Nem sempre se atenta para o significado preciso dos termos Pedro e Papa. Esta negligência pode levar a conclusões absurdas. Se, sem atenuante alguma, identifica-se a pessoa física de Pedro com a rocha, sobre a qual Jesus edificou a sua Igreja, de maneira que sempre onde se tivesse a pessoa física do Príncipe dos Apóstolos aí estivesse a Igreja, chegar-se-ia à conclusão que, já no seu nascedouro, a Igreja teria apostatado de sua pedra angular, Cristo Jesus. Pois foi, conforme narra São Marcos (14, 71), o que fez São Pedro, amedrontado pela porteira do Sinédrio quando ali compareceu o Divino Mestre, preso diante de Anás e Caifás. E São Pedro apostatou de maneira solene: com juramentos e anátemas!

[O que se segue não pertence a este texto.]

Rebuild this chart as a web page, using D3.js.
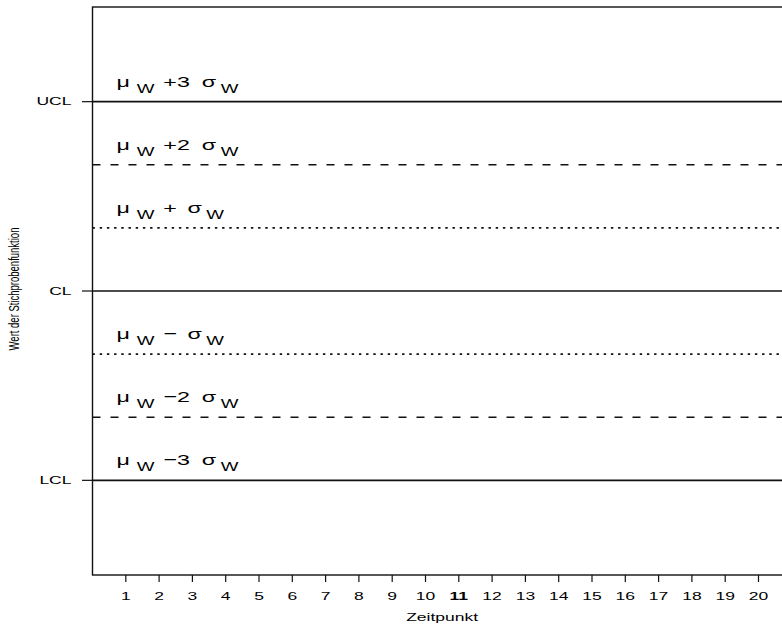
<!DOCTYPE html>
<html>
<head>
<meta charset="utf-8">
<script src="https://cdn.jsdelivr.net/npm/d3@7"></script>
<style>
  html, body { margin: 0; padding: 0; background: #fff; }
  svg { display: block; font-family: "Liberation Sans", Arial, sans-serif; }
</style>
</head>
<body>
<svg id="chart" width="782" height="625"></svg>
<script>
// Control-chart levels in units of sigma around the centre line
const levels = [3, 2, 1, 0, -1, -2, -3];
const levelOps = ["+3", "+2", "+", null, "\u2212", "\u22122", "\u22123"];
const levelDash = ["solid", "dashed", "dotted", "solid", "dotted", "dashed", "solid"];

// Labelled y ticks
const yTickValues = [-3, 0, 3];
const yTickLabels = ["LCL", "CL", "UCL"];

// Sample time points on the x axis
const timePoints = [1, 2, 3, 4, 5, 6, 7, 8, 9, 10, 11, 12, 13, 14, 15, 16, 17, 18, 19, 20];
const boldTimePoints = [11];

const xTitle = "Zeitpunkt";
const yTitle = "Wert der Stichprobenfunktion";

// Text is drawn horizontally widened
const SX = 1.75;
const SX_LABEL = 1.5;
const AXIS_FONT = 10;
const MAIN_FONT = 15.5;
const SUB_FONT = 12.5;

const svg = d3.select("#chart");

const plot = { left: 92.5, top: 7, bottom: 575 };
const unit = 33.3;

const x = d3.scaleLinear().domain([0, 21]).range([plot.left, plot.left + 21 * unit]);
const y = d3.scaleLinear().domain([-4.5, 4.5]).range([plot.bottom, plot.top]);

const dashArrays = { solid: null, dashed: "8,10", dotted: "2.4,4.8" };

// Horizontal reference lines
svg.append("g").selectAll("line")
  .data(levels)
  .join("line")
  .attr("x1", x(0))
  .attr("x2", x(21) + 20)
  .attr("y1", d => y(d))
  .attr("y2", d => y(d))
  .attr("stroke", "#111")
  .attr("stroke-width", 1.6)
  .attr("stroke-dasharray", (d, i) => dashArrays[levelDash[i]]);

// Plot frame
svg.append("rect")
  .attr("x", x(0))
  .attr("y", y(4.5))
  .attr("width", x(21) + 40 - x(0))
  .attr("height", y(-4.5) - y(4.5))
  .attr("fill", "none")
  .attr("stroke", "#111")
  .attr("stroke-width", 1.4);

// Widened text helper
function wideText(parent, tx, ty, str, size, anchor) {
  return parent.append("text")
    .attr("transform", `translate(${tx},${ty}) scale(${SX},1)`)
    .attr("text-anchor", anchor || "start")
    .attr("font-size", size)
    .attr("fill", "#000")
    .text(str);
}

// Level annotations: mu_W ± k sigma_W
const ann = svg.append("g");
levels.forEach((v, i) => {
  const op = levelOps[i];
  if (op === null) return;
  const t = ann.append("text")
    .attr("transform", `translate(116.5,${y(v) - 15}) scale(${SX_LABEL},1)`)
    .attr("fill", "#000")
    .attr("font-size", MAIN_FONT);
  t.append("tspan").text("\u03bc");
  t.append("tspan").attr("font-size", SUB_FONT).attr("dx", 4.5).attr("dy", 6).text("W");
  t.append("tspan").attr("dx", 6).attr("dy", -6).text(op);
  t.append("tspan").attr("dx", op.length > 1 ? 8 : 7).text("\u03c3");
  t.append("tspan").attr("font-size", SUB_FONT).attr("dx", 3).attr("dy", 6).text("W");
});

// Y axis ticks and labels
const yAxis = svg.append("g");
yAxis.selectAll("line")
  .data(yTickValues)
  .join("line")
  .attr("x1", 82).attr("x2", x(0))
  .attr("y1", d => y(d)).attr("y2", d => y(d))
  .attr("stroke", "#111").attr("stroke-width", 1.2);
yTickValues.forEach((v, i) => {
  wideText(yAxis, 71.5, y(v) + 3.6, yTickLabels[i], AXIS_FONT, "end");
});

// X axis ticks and labels
const xAxis = svg.append("g");
xAxis.selectAll("line")
  .data(timePoints)
  .join("line")
  .attr("x1", d => x(d)).attr("x2", d => x(d))
  .attr("y1", plot.bottom).attr("y2", plot.bottom + 7)
  .attr("stroke", "#111").attr("stroke-width", 1.2);
timePoints.forEach(v => {
  wideText(xAxis, x(v), 599.5, String(v), AXIS_FONT, "middle")
    .attr("font-weight", boldTimePoints.includes(v) ? "bold" : null);
});

// Axis titles
wideText(svg, (x(0) + x(21)) / 2, 621, xTitle, AXIS_FONT, "middle");
svg.append("text")
  .attr("transform", `translate(18.5,${(y(4.5) + y(-4.5)) / 2 - 2}) scale(1.5,1) rotate(-90)`)
  .attr("text-anchor", "middle")
  .attr("font-size", 9.5)
  .attr("fill", "#000")
  .text(yTitle);
</script>
</body>
</html>
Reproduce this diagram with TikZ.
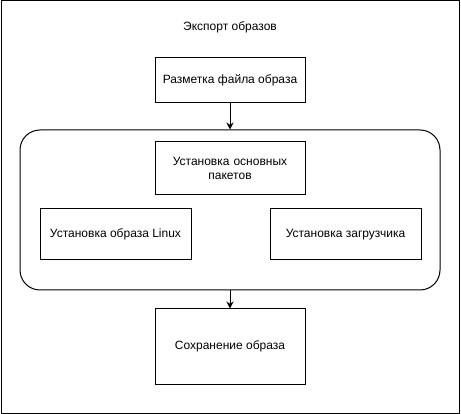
\documentclass[tikz,border=0pt]{standalone}
\usepackage{fontspec}
\setmainfont{Liberation Sans}
\usetikzlibrary{arrows.meta}

\tikzset{
  stepbox/.style={draw, line width=1pt, inner sep=0pt, align=center, font=\fontsize{12}{14}\selectfont},
  arr/.style={-{Stealth[length=7pt,width=7pt]}, line width=1pt}
}

\begin{document}
\begin{tikzpicture}[x=1pt,y=-1pt]
\useasboundingbox (0,0) rectangle (461,414);
\draw[line width=1pt] (1,1) rectangle (459,413);

\node[font=\fontsize{12}{14}\selectfont] (title) at (230,27) {Экспорт образов};

\node[stepbox, minimum width=150, minimum height=45] (razm) at (230,80.5) {Разметка файла образа};

\node[draw, line width=1pt, rounded corners=20, minimum width=420, minimum height=160] (group) at (230,210) {};

\node[stepbox, minimum width=150, minimum height=53, text width=140] (pak) at (230,168.5) {Установка основных\\пакетов};
\node[stepbox, minimum width=151, minimum height=51] (linux) at (115.5,234.5) {Установка образа Linux};
\node[stepbox, minimum width=151, minimum height=51] (boot) at (345.5,234.5) {Установка загрузчика};

\node[stepbox, minimum width=150, minimum height=75] (save) at (230,346.5) {Сохранение образа};

\draw[arr] (razm) -- (group);
\draw[arr] (group) -- (save);
\end{tikzpicture}
\end{document}
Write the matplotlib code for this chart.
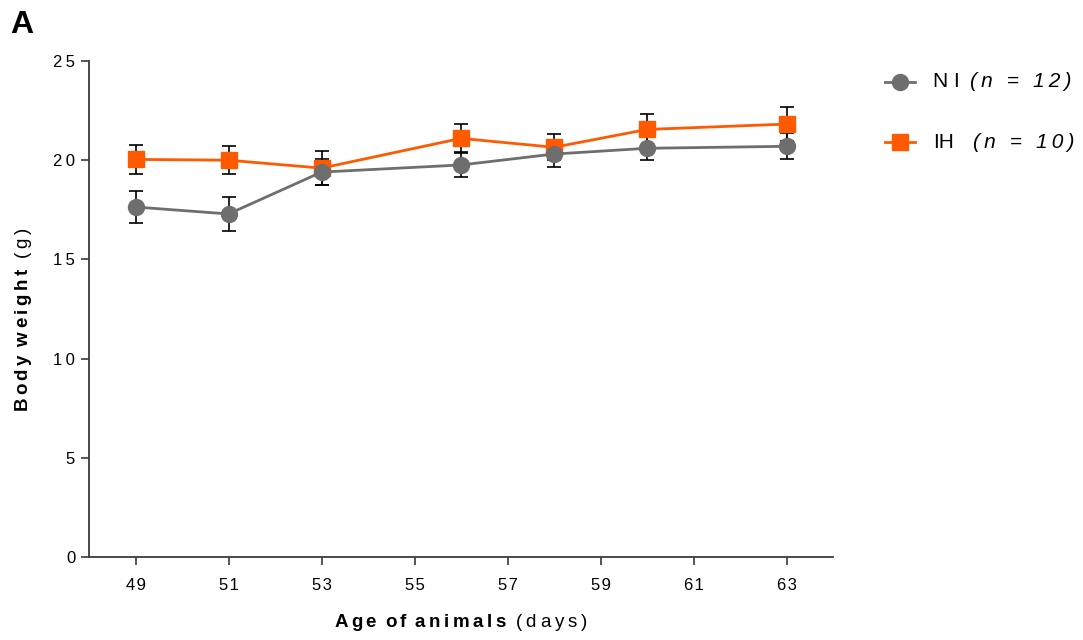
import matplotlib
matplotlib.use("Agg")
import matplotlib.pyplot as plt
from matplotlib.lines import Line2D

plt.rcParams['font.family'] = ['Liberation Sans', 'DejaVu Sans']
plt.rcParams['mathtext.fontset'] = 'custom'
plt.rcParams['mathtext.rm'] = 'Liberation Sans'
plt.rcParams['mathtext.it'] = 'Liberation Sans:italic'
plt.rcParams['mathtext.bf'] = 'Liberation Sans:bold'

# ---- data ----
days = [49, 51, 53, 56, 58, 60, 63]
ni_mean = [17.64, 17.29, 19.40, 19.76, 20.31, 20.60, 20.70]
ni_sem = [0.83, 0.85, 0.65, 0.60, 0.65, 0.60, 0.65]
ih_mean = [20.04, 20.00, 19.60, 21.10, 20.65, 21.55, 21.82]
ih_sem = [0.75, 0.72, 0.85, 0.70, 0.65, 0.78, 0.87]

xticks = [49, 51, 53, 55, 57, 59, 61, 63]
yticks = [0, 5, 10, 15, 20, 25]

gray = '#6e6e6e'
orange = '#ff5a00'
axcol = '#3a3a3a'
THIN = '\u2009'
HAIR = '\u200a'


def spaced(s, sep=THIN):
    # the original uses wide letter spacing everywhere
    return sep.join(s)


def math_spaced(s, bold=False):
    words = [r'\:'.join(w) for w in s.split(' ')]
    body = r'\ \:'.join(words)
    if bold:
        return r'$\mathbf{' + body + '}$'
    return '$' + body + '$'


fig = plt.figure(figsize=(10.83, 6.4), dpi=100)
ax = fig.add_axes([0.0822, 0.1297, 0.687, 0.775])

# error bars first, then the lines with markers on top
ax.errorbar(days, ih_mean, yerr=ih_sem, fmt='none', ecolor='black',
            elinewidth=1.2, capsize=5, capthick=1.2, zorder=2)
ax.errorbar(days, ni_mean, yerr=ni_sem, fmt='none', ecolor='black',
            elinewidth=1.2, capsize=5, capthick=1.2, zorder=2)
ax.plot(days, ih_mean, color=orange, lw=2, marker='s', ms=11, zorder=3)
ax.plot(days, ni_mean, color=gray, lw=2, marker='o', ms=11.5, zorder=4)

ax.set_xlim(48, 64)
ax.set_ylim(0, 25)
ax.set_xticks(xticks)
ax.set_xticklabels([spaced(str(t), HAIR) for t in xticks])
ax.set_yticks(yticks)
ax.set_yticklabels([spaced(str(t)) for t in yticks])

for s in ['top', 'right']:
    ax.spines[s].set_visible(False)
for s in ['left', 'bottom']:
    ax.spines[s].set_color(axcol)
    ax.spines[s].set_linewidth(1.3)
ax.tick_params(axis='both', colors=axcol, labelcolor='black', width=1.2)
ax.tick_params(axis='x', length=6, pad=9, labelsize=12)
ax.tick_params(axis='y', length=6, pad=4, labelsize=12)

ax.set_xlabel(math_spaced('Age of animals', bold=True) + '  '
              + spaced('(days)'), fontsize=13.5, labelpad=14)
ax.set_ylabel(math_spaced('Body weight', bold=True) + '  '
              + spaced('(g)'), fontsize=13.5)
ax.yaxis.set_label_coords(-0.074, 0.478)

fig.text(0.009, 0.948, 'A', fontsize=23, fontweight='bold')

# legend drawn by hand so that the "(n = ..)" part can be italic
rows = [
    (0.872, gray, 'o', 11.5, 'N I', '(n = 12)', 0.8957),
    (0.778, orange, 's', 11, 'IH', '(n = 10)', 0.8984),
]
for y, col, mk, ms, name, ntxt, xn in rows:
    fig.add_artist(Line2D([0.817, 0.845], [y, y], color=col, lw=2,
                          transform=fig.transFigure))
    fig.add_artist(Line2D([0.831], [y], color=col, marker=mk, ms=ms,
                          lw=0, transform=fig.transFigure))
    fig.text(0.8615, y, name, fontsize=15, va='center')
    fig.text(xn, y, spaced(ntxt), fontsize=15, va='center',
             style='italic')

fig.savefig('out.png', dpi=100)
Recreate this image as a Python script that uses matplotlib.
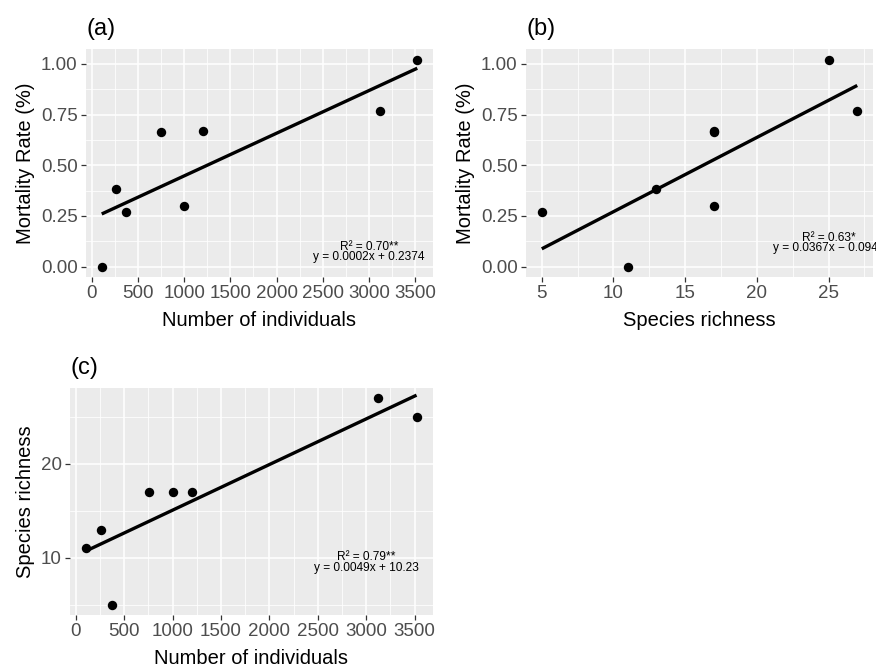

A conclusão semelhante se chega, se se admite, de modo absoluto, que onde está o Papa, aí está Pedro, aí está a Igreja. A grande prerrogativa do Papa, como chefe da Igreja, é a infalibilidade. Ora, a infalibilidade não torna o Papa impecável, e ela está sujeita a umas condições que, uma vez não verificadas, deixam o Sumo Pontífice sujeito aos azares da fragilidade humana; de maneira que, mesmo agindo como Papa, pode enganar-se e levar outros ao erro. Cita-se, neste ponto, a atitude de São Pedro, repreendido publicamente por São Paulo, porque Antioquia, então, era a sede primacial da Igreja (daí é que ela passou para Roma). Mais concludente é o exemplo de Honório I, Papa de 625 a 638, que foi censurado pelo Terceiro Concílio de Constantinopla (DS. 552) e pelo Papa São Leão II porque “(...) permitiu, por uma profana traição, que se maculasse a imaculada Fé desta Igreja apostólica” (DS. 563 [grifo nosso]).
Estas reflexões, tenha-as o fiel presentes, especialmente nos dias que correm, em que o Concílio Vaticano II teria aberto uma “nova etapa” para a Igreja, do conúbio amigável com a heresia! Servem também para elidir as acusações, fruto da ignorância ou má fé, ou de ambas, contra os que rejeitam o interconfessionalismo de João Paulo II, porque crêem no dogma da Fé: fora da Igreja não há salvação (Conc. Latrão IV, DS. 802).